De lo anterior no se puede concluir que una estrategia orientada por misiones sea exitosa, o siquiera necesaria. Al respecto, me parece importante reiterar que los argumentos históricos a favor de las misiones (y en contra de la ciencia motivada por curiosidad en general) muchas veces descansan sobre relatos en donde se seleccionan arbitrariamente fechas e hitos para negar el aporte de la curiosidad científica, y dar así la impresión de que ciertos avances ocurrieron gracias a que el Estado designó una misión o “moonshot”.
Esta narrativa, además, genera una oposición “artificiosa” (ahora sí) entre ciencia básica y curiosidad científica, por un lado, y las “necesidades sociales” por otro (o, dicho de otro modo, una oposición artificiosa entre “la libertad individual de ellas y ellos para investigar lo que quieran” y una ciencia que contribuya a nuestro bienestar y progreso). A ratos pareciera que la única forma en que la ciencia contribuirá a resolver las necesidades y problemas sociales es “orientándola”, y lo cierto es que la evidencia a favor de dicha orientación es discutible o susceptible de interpretación.
Además, los problemas que enfrentan nuestras sociedades son de enorme complejidad, y por ende requieren de la generación de conocimiento en múltiples disciplinas. Es por ello que necesitamos sistemas de generación de conocimiento que sean robustos y diversos, en los que se pueda desarrollar investigación de excelencia en todas las áreas del saber.
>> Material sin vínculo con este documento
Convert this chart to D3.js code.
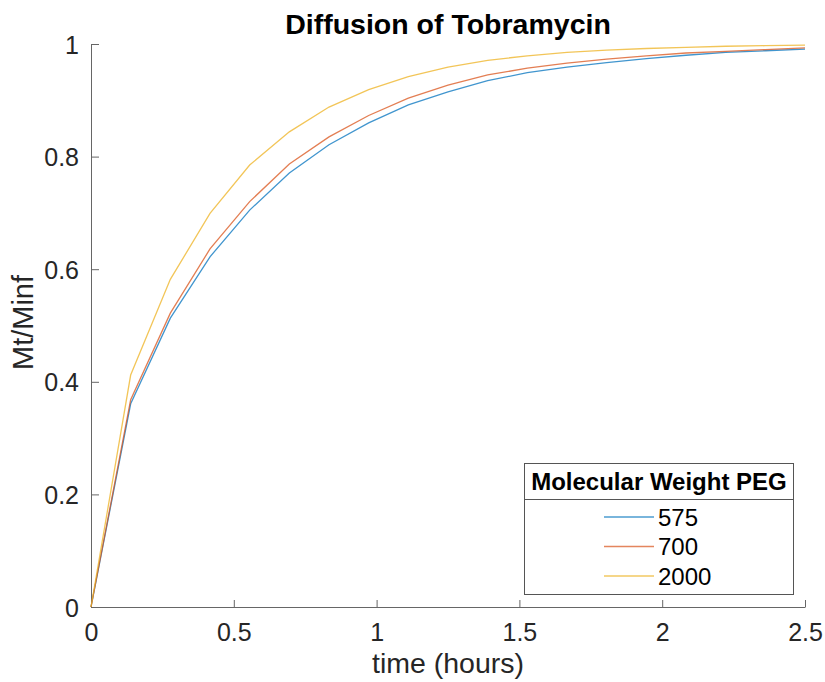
<!DOCTYPE html>
<html>
<head>
<meta charset="utf-8">
<script src="https://cdn.jsdelivr.net/npm/d3@7"></script>
<style>
  body { margin: 0; background: #fff; }
  svg { display: block; font-family: "Liberation Sans", Arial, Helvetica, sans-serif; }
</style>
</head>
<body>
<svg id="chart" width="825" height="682"></svg>
<script>
// data
const hours = d3.range(19).map(k => k * 2.5 / 18);
const peg575 = [0, 0.361, 0.513, 0.622, 0.705, 0.771, 0.821, 0.860, 0.892, 0.915,
  0.935, 0.949, 0.959, 0.967, 0.974, 0.980, 0.985, 0.988, 0.991];
const peg700 = [0, 0.368, 0.522, 0.636, 0.720, 0.787, 0.835, 0.873, 0.904, 0.927,
  0.945, 0.957, 0.966, 0.973, 0.979, 0.984, 0.987, 0.990, 0.993];
const peg2000 = [0, 0.412, 0.582, 0.699, 0.785, 0.844, 0.888, 0.919, 0.942, 0.959,
  0.971, 0.979, 0.985, 0.989, 0.992, 0.994, 0.996, 0.997, 0.998];
const seriesNames = ['575', '700', '2000'];
const xTicks = [0, 0.5, 1, 1.5, 2, 2.5];
const yTicks = [0, 0.2, 0.4, 0.6, 0.8, 1];

const colors = ['#0072BD', '#D95319', '#EDB120'];
const series = [peg575, peg700, peg2000];

const plotL = 91, plotR = 805, plotT = 44, plotB = 607;
const svg = d3.select('#chart');

const x = d3.scaleLinear().domain([0, 2.5]).range([plotL, plotR]);
const y = d3.scaleLinear().domain([0, 1]).range([plotB, plotT]);

// axes, ticks pointing inward
const xAxis = svg.append('g')
  .attr('transform', `translate(0,${plotB})`)
  .call(d3.axisBottom(x).tickValues(xTicks).tickFormat(d3.format('~g'))
    .tickSizeInner(-7).tickSizeOuter(0).tickPadding(16));
const yAxis = svg.append('g')
  .attr('transform', `translate(${plotL},0)`)
  .call(d3.axisLeft(y).tickValues(yTicks).tickFormat(d3.format('~g'))
    .tickSizeInner(-8).tickSizeOuter(0).tickPadding(12));

[xAxis, yAxis].forEach(g => {
  g.select('.domain').attr('stroke', '#666').attr('stroke-width', 1);
  g.selectAll('.tick line').attr('stroke', '#666');
  g.selectAll('.tick text').attr('fill', '#262626')
    .style('font-size', '25px');
  g.attr('font-family', null).attr('font-size', null);
});
xAxis.selectAll('.tick text').attr('dy', '0.71em');
yAxis.selectAll('.tick text').attr('dy', '0.36em');

// lines
const line = d3.line().x((d, i) => x(hours[i])).y(d => y(d));
svg.append('g').selectAll('path')
  .data(series)
  .enter()
  .append('path')
  .attr('d', line)
  .attr('fill', 'none')
  .attr('stroke', (d, i) => colors[i])
  .attr('stroke-width', 1.3)
  .attr('stroke-opacity', 0.75);

// title & labels
svg.append('text')
  .attr('x', (plotL + plotR) / 2).attr('y', 34)
  .attr('text-anchor', 'middle')
  .style('font-size', '28.5px').style('font-weight', 'bold')
  .attr('fill', '#000')
  .text('Diffusion of Tobramycin');

svg.append('text')
  .attr('x', (plotL + plotR) / 2).attr('y', 673)
  .attr('text-anchor', 'middle')
  .style('font-size', '28.5px')
  .attr('fill', '#262626')
  .text('time (hours)');

svg.append('text')
  .attr('transform', `translate(33,${(plotT + plotB) / 2 - 3}) rotate(-90)`)
  .attr('text-anchor', 'middle')
  .style('font-size', '29px')
  .attr('fill', '#262626')
  .text('Mt/Minf');

// legend
const lg = svg.append('g');
lg.append('rect')
  .attr('x', 524.5).attr('y', 463.5).attr('width', 269).attr('height', 131)
  .attr('fill', '#fff').attr('stroke', '#555').attr('stroke-width', 1);
lg.append('line')
  .attr('x1', 524.5).attr('x2', 793.5).attr('y1', 499.5).attr('y2', 499.5)
  .attr('stroke', '#555');
lg.append('text')
  .attr('x', 659).attr('y', 490)
  .attr('text-anchor', 'middle')
  .style('font-size', '24px').style('font-weight', 'bold')
  .attr('fill', '#000')
  .text('Molecular Weight PEG');

const entries = lg.selectAll('g.entry')
  .data(seriesNames)
  .enter()
  .append('g')
  .attr('class', 'entry')
  .attr('transform', (d, i) => `translate(0,${517 + i * 29.5})`);
entries.append('line')
  .attr('x1', 604).attr('x2', 654)
  .attr('stroke', (d, i) => colors[i]).attr('stroke-width', 1.3)
  .attr('stroke-opacity', 0.7);
entries.append('text')
  .attr('x', 658).attr('dy', '0.36em')
  .style('font-size', '24px')
  .attr('fill', '#000')
  .text(d => d);
</script>
</body>
</html>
Hoy, carecemos de cualquier propuesta concreta en esta dirección por parte del MinCTCI.
Quisiera finalizar esta columna indicando que concuerdo con el exministro cuando señala que: “Las comunidades científicas, las instituciones académicas, el mundo de la I+D+i y de las ciencias sociales, las humanidades y la cultura, incluso los gobiernos regionales, deben hacer oír su voz, ya que resulta impostergable un impulso a la inversión en ciencia para dar un salto en las capacidades del país de brindar bienestar y derechos a sus ciudadanos”.
Por un lado, valoro el llamado del exministro para que hagamos oír nuestra voz. Sin embargo, para que nuestras voces importen, necesitamos líderes dispuestos a escuchar. Lamentablemente, muchas voces son ignoradas (por carecer de las redes o la afiliación política o institucional correcta, por ejemplo) en nuestras discusiones científicas.
Por otro lado, el bienestar debe concebirse de forma multidimensional. Un país puede y debe abordar sus problemas sociales y productivos (es decir, podemos buscar un “nuevo modelo de desarrollo”) y aun así aspirar a contribuir a nuestro entendimiento sobre el mundo que nos rodea, en todas las áreas del saber. En otras palabras, debemos y podemos dar un salto en nuestra capacidad de brindar bienestar en dimensiones no solo materiales, sino que también sociales, políticas y culturales, algo que las misiones por sí solas no pueden entregar.